'Due process does look different' DHS official defends deportation of Maryland man
A new Washington Post investigation shows that at least 12 U.S. citizens have been wrongfully detained or deported this year, including minors.

The Trump administration is cramming to fulfill its mass deportation promises of ousting around 1 million immigrants this year alone. But as they race to meet those numbers, mistakes have been made, resulting in over a dozen U.S. citizens being swept up in the system.

The true scope of U.S. citizens wrongfully deported is not known as the federal government does not release data on how often members of this group are mistakenly detained or even removed from the country. However, The Washington Post estimated that there are at least 12 well-known cases, drawing conclusions from court records, interviews and news reports.

In one of the most notorious instances, three children who are U.S. citizens— aged 2, 4 and 7— were removed to Honduras along with their undocumented mothers, according to attorneys and court records. One child, a 4-year-old boy with Stage 4 cancer, was sent without medication or access to his doctors.

Both families were detained at routine immigration check-ins in New Orleans, denied communication with attorneys or family members and placed on a flight to Honduras the following morning.

Another minor, a 10-year-old girl from Texas was detained on Feb. 3 with her family at a Border Patrol checkpoint after they were rushing to the hospital to treat the girl, who is being treated for a rare brain tumor. Her parents are undocumented immigrants, yet they are applying for special victims of human trafficking. They carried birth certificates for their five U.S.-born children, medical records and letters from doctors and lawyers, yet they were still detained and later expelled to Reysona, Mexico. The patient's medication was also confiscated.

But not all citizens who have been caught up in the immigration system have been detained, but not deported.

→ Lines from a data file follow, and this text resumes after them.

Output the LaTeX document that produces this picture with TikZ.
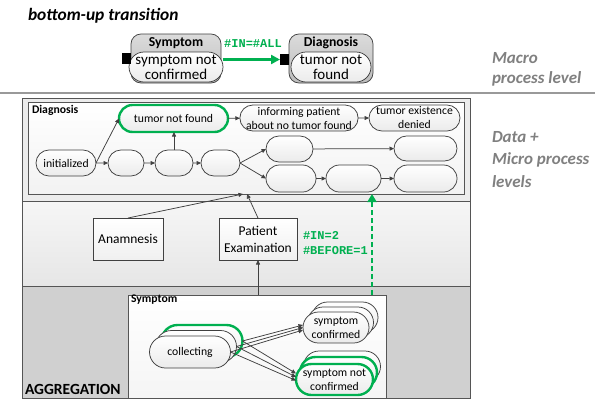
\documentclass[tikz,border=0pt]{standalone}
\usepackage{fontspec}
\setmainfont{Carlito}
\newfontfamily\codefont{Liberation Mono}
\usetikzlibrary{arrows.meta,shapes.misc,calc}

\definecolor{okgreen}{RGB}{0,176,80}
\definecolor{edgegray}{RGB}{64,64,64}
\definecolor{framegray}{RGB}{85,85,85}
\definecolor{labelgray}{RGB}{128,128,128}
\definecolor{bandA}{RGB}{236,236,236}
\definecolor{bandBtop}{RGB}{246,246,246}
\definecolor{bandBbot}{RGB}{230,230,230}
\definecolor{bandC}{RGB}{208,208,208}

\begin{document}
\begin{tikzpicture}[x=1pt,y=-1pt,
  every node/.style={inner sep=0pt, outer sep=0pt},
  txt/.style={font=\fontsize{11.7}{14}\selectfont},
  st/.style={rounded rectangle, draw=edgegray, line width=0.75pt,
    top color=white, bottom color=black!8, minimum height=26pt,
    align=center, txt},
  hl/.style={draw=okgreen, line width=2.4pt},
  arr/.style={draw=edgegray, line width=0.75pt,
    -{Triangle[length=4.5pt,width=4pt]}},
  box/.style={rectangle, draw=edgegray, line width=0.75pt,
    top color=white, bottom color=black!6, align=center,
    font=\fontsize{13.5}{17}\selectfont},
  lbl/.style={anchor=west, font=\bfseries\fontsize{11.7}{14}\selectfont},
  code/.style={font=\codefont\bfseries\fontsize{12}{16}\selectfont, text=okgreen},
  side/.style={anchor=north west, align=left, text=labelgray},
  macroout/.style={rectangle, rounded corners=10pt, draw=edgegray,
    line width=0.75pt, top color=black!14, bottom color=black!26,
    minimum width=90pt, minimum height=49pt},
  macroin/.style={rounded rectangle, draw=edgegray, line width=0.75pt,
    top color=white, bottom color=black!8, minimum height=30pt,
    align=center, font=\fontsize{15}{15}\selectfont},
  macrotitle/.style={font=\bfseries\fontsize{13.7}{16}\selectfont},
  port/.style={rectangle, fill=black, minimum width=9pt, minimum height=11pt},
  greenarr/.style={draw=okgreen, line width=2.4pt,
    -{Triangle[length=9pt,width=9pt]}},
  greendash/.style={draw=okgreen, line width=2.4pt,
    dash pattern=on 5pt off 3pt, -{Triangle[length=8pt,width=9pt]}}
]
\useasboundingbox (0,0) rectangle (595,400);
\fill[white] (0,0) rectangle (595,400);

% heading and level captions
\node[anchor=base west, font=\bfseries\itshape\fontsize{17.4}{20}\selectfont]
  (title) at (28,20) {bottom-up transition};
\node[side, font=\bfseries\itshape\fontsize{17}{20}\selectfont]
  (macrolevel) at (492,52) {Macro\\process level};
\node[side, font=\bfseries\itshape\fontsize{17}{22.5}\selectfont]
  (microlevel) at (492,131) {Data +\\Micro process\\levels};
\draw[black!40, line width=1.2pt] (0,93) -- (595,93);

% macro process level
\node[macroout] (symOuter) at (176,58.5) {};
\node[macroin, minimum width=86pt] (symInner) at (176,67) {symptom not\\confirmed};
\node[macrotitle] (symTitle) at (176,43) {Symptom};
\node[port] (symPort) at (126.5,58.5) {};

\node[macroout, minimum width=84pt] (diaOuter) at (331,58.5) {};
\node[macroin, minimum width=80pt] (diaInner) at (331,67) {tumor not\\found};
\node[macrotitle] (diaTitle) at (331,43) {Diagnosis};
\node[port] (diaPort) at (284.5,59.5) {};

\draw[greenarr] (symInner.east |- diaPort.west) -- (diaPort.west);
\node[code] (allLabel) at (253,44) {\#IN=\#ALL};

% the three bands
\fill[bandA] (22,98) rectangle (470,201);
\shade[top color=bandBtop, bottom color=bandBbot] (22,201) rectangle (470,286);
\fill[bandC] (22,286) rectangle (470,398);
\draw[framegray, line width=0.8pt] (22,98) rectangle (470,398);
\draw[framegray, line width=0.8pt] (22,201) -- (470,201);
\draw[framegray, line width=0.8pt] (22,286) -- (470,286);
\node[anchor=base west, font=\bfseries\fontsize{15.5}{18}\selectfont]
  (aggr) at (25,394) {AGGREGATION};

% Diagnosis process model
\node[rectangle, draw=framegray, line width=0.8pt, top color=white,
  bottom color=black!5, minimum width=436pt, minimum height=92pt]
  (diagbox) at (246,148) {};
\node[lbl] (diagLabel) at (32,110) {Diagnosis};

\node[st, minimum width=60pt] (init) at (66,163) {initialized};
\node[st, minimum width=36pt] (e1) at (126,163) {};
\node[st, minimum width=38pt] (e2) at (174,163) {};
\node[st, minimum width=39pt] (e3) at (220.5,163) {};
\node[st, hl, minimum width=109pt, minimum height=27pt] (tnf) at (173.5,118.5) {tumor not found};
\node[st, minimum width=118pt] (inf) at (299,118) {informing patient\\about no tumor found};
\node[st, minimum width=91pt] (den) at (414.5,118) {tumor existence\\denied};
\node[st, minimum width=47pt] (ua) at (289.5,149) {};
\node[st, minimum width=63pt, minimum height=25pt] (ub) at (425.5,148.5) {};
\node[st, minimum width=50pt, minimum height=27pt] (la) at (291,178.5) {};
\node[st, minimum width=55pt, minimum height=27pt] (lb) at (353.5,178.5) {};
\node[st, minimum width=63pt, minimum height=27pt] (lc) at (425.5,178.5) {};

\draw[arr] (init.east) -- (tnf.west);
\draw[arr] (init) -- (e1);
\draw[arr] (e1) -- (e2);
\draw[arr] (e2) -- (e3);
\draw[arr] (e2.north) -- (e2.north |- tnf.south);
\draw[arr] (tnf) -- (inf);
\draw[arr] (inf) -- (den);
\draw[arr] (e3.east) -- (ua.west);
\draw[arr] (e3.east) -- (la.west);
\draw[arr] (ua) -- (ub);
\draw[arr] (la) -- (lb);
\draw[arr] (lb) -- (lc);

% data level
\node[box, minimum width=70pt, minimum height=42pt] (anam) at (128,239) {Anamnesis};
\node[box, minimum width=78pt, minimum height=42pt] (patex) at (258,239) {Patient\\Examination};
\node[code, anchor=west] (inLabel) at (303,235) {\#IN=2};
\node[code, anchor=west] (beforeLabel) at (303,251) {\#BEFORE=1};
\draw[arr] (anam.north) -- ([xshift=-3pt]diagbox.south);
\draw[arr] (patex.north) -- ([xshift=1pt]diagbox.south);

% Symptom process model (aggregated instances)
\node[rectangle, draw=framegray, line width=0.8pt, top color=white,
  bottom color=black!4, minimum width=258pt, minimum height=103pt]
  (symbox) at (257,346.5) {};
\node[lbl] (symLabel) at (131,300) {Symptom};

\node[st, hl, minimum width=81pt, minimum height=32pt] (cl3) at (202,341) {};
\node[st, minimum width=81pt, minimum height=32pt] (cl2) at (196,346.5) {};
\node[st, minimum width=81pt, minimum height=32pt] (cl1) at (190,352) {collecting};

\node[st, minimum width=66pt, minimum height=31pt] (cf3) at (345,317.5) {};
\node[st, minimum width=66pt, minimum height=31pt] (cf2) at (340.5,322.5) {};
\node[st, minimum width=66pt, minimum height=31pt] (cf1) at (336,327.5) {symptom\\confirmed};

\node[st, minimum width=77pt, minimum height=31pt] (nc3) at (342,366.5) {};
\node[st, hl, minimum width=77pt, minimum height=31pt] (nc2) at (338.5,372.5) {};
\node[st, hl, minimum width=77pt, minimum height=31pt] (nc1) at (334.5,379.5) {symptom not\\confirmed};

\draw[arr] (cl3.east) -- ([yshift=2.5pt]cf1.west);
\draw[arr] (cl2.east) -- (cf1.west);
\draw[arr] (cl1.east) -- ([yshift=-2.5pt]cf1.west);
\draw[arr] (cl3.east) -- ([yshift=6pt]nc1.west);
\draw[arr] (cl2.east) -- ([yshift=2.5pt]nc1.west);
\draw[arr] (cl1.east) -- ([yshift=-1pt]nc1.west);

\draw[arr] (patex.south |- symbox.north) -- (patex.south);

% bottom-up transition between the levels
\coordinate (gbase) at ($(symbox.north east)+(-14,0)$);
\draw[greendash] (gbase) -- (gbase |- diagbox.south);
\end{tikzpicture}
\end{document}
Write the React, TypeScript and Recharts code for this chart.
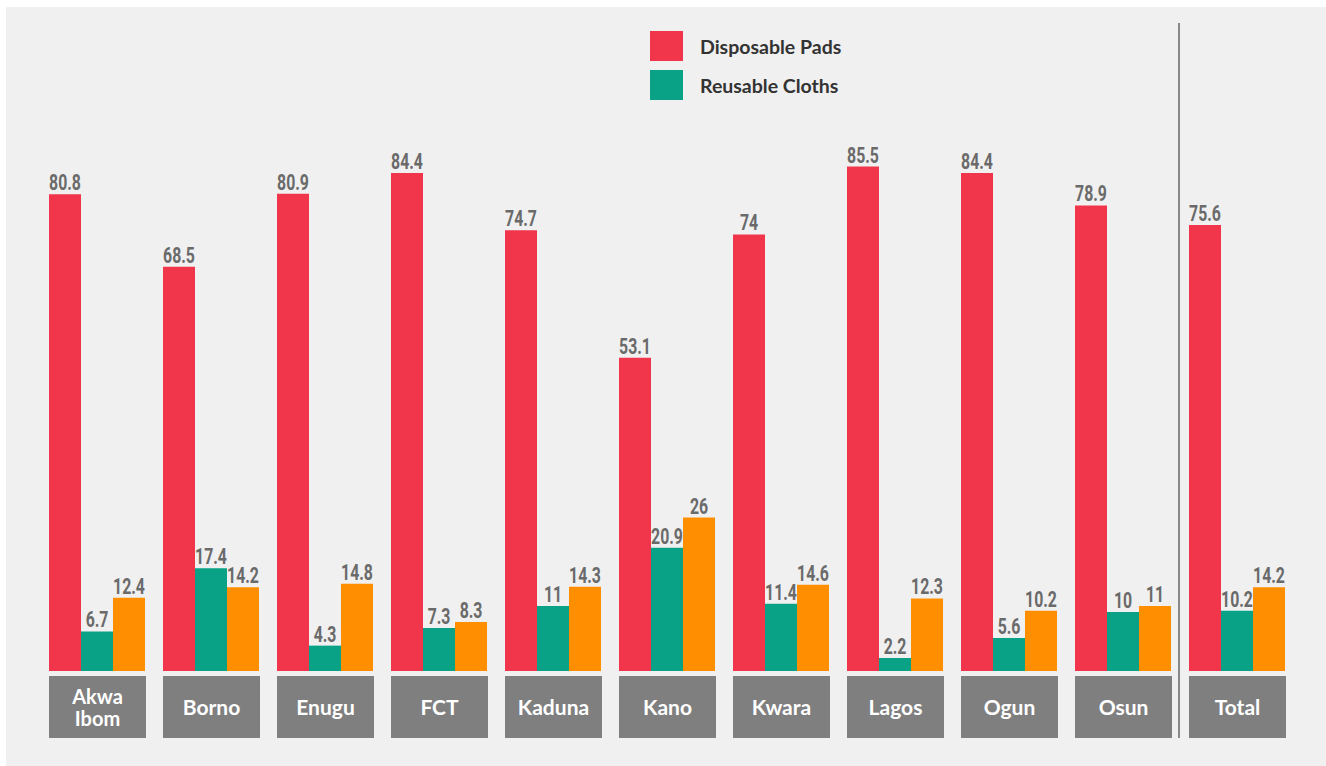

In Florida, for instance, Juan Carlos Lopez-Gomez, a 20-year-old citizen, was detained by Florida Highway Patrol during a traffic stop near the Georgia-Florida line. Despite presenting his birth certificate and Social Security card, he was arrested under Florida Senate Bill 4-C— a law targeting unauthorized migrants in the state, which had been temporarily blocked by a federal court. Lopez-Gomez was held in Leon County Jail for 24 hours, even after a judge verified his citizenship and dismissed the charges against him.

Other victims include Jose Hermosillo, an Arizona citizen detained and released by Border Patrol for nine days; Julio Noriega, a Chicago-born man who was held in ICE detention for over 10 hours; Jensy Machado, a Virginia man detained while driving to work; Jonathan Guerrero, a Pennsylvania man arrested during an ICE raid at a Philadelphia car wash; and a military veteran from Puerto Rico who was arrested in New Jersey during a raid at a seafood business.

The cases have alarmed attorneys, civil rights advocates and immigration scholars, who warn that citizens are becoming increasingly vulnerable in a system moving faster and operating with fewer safeguards, according to another Washington Post report.

"As immigration officials become more indiscriminate about who they're targeting— all while they're pressured to deport people faster and to avoid immigration court proceedings— it creates a situation in which the possibility of illegally detaining and deporting a U.S. citizen rises immensely, because citizenship is not something that we can spot on people's foreheads," said Cesar Cuauhtemoc Garcia Hernandez, a law professor at Ohio State University.

However, DHS is seemingly denying any wrongdoing, telling The Post in a statement: "we don't have data to provide you on the deportation of U.S. citizens because we don't deport U.S. citizens."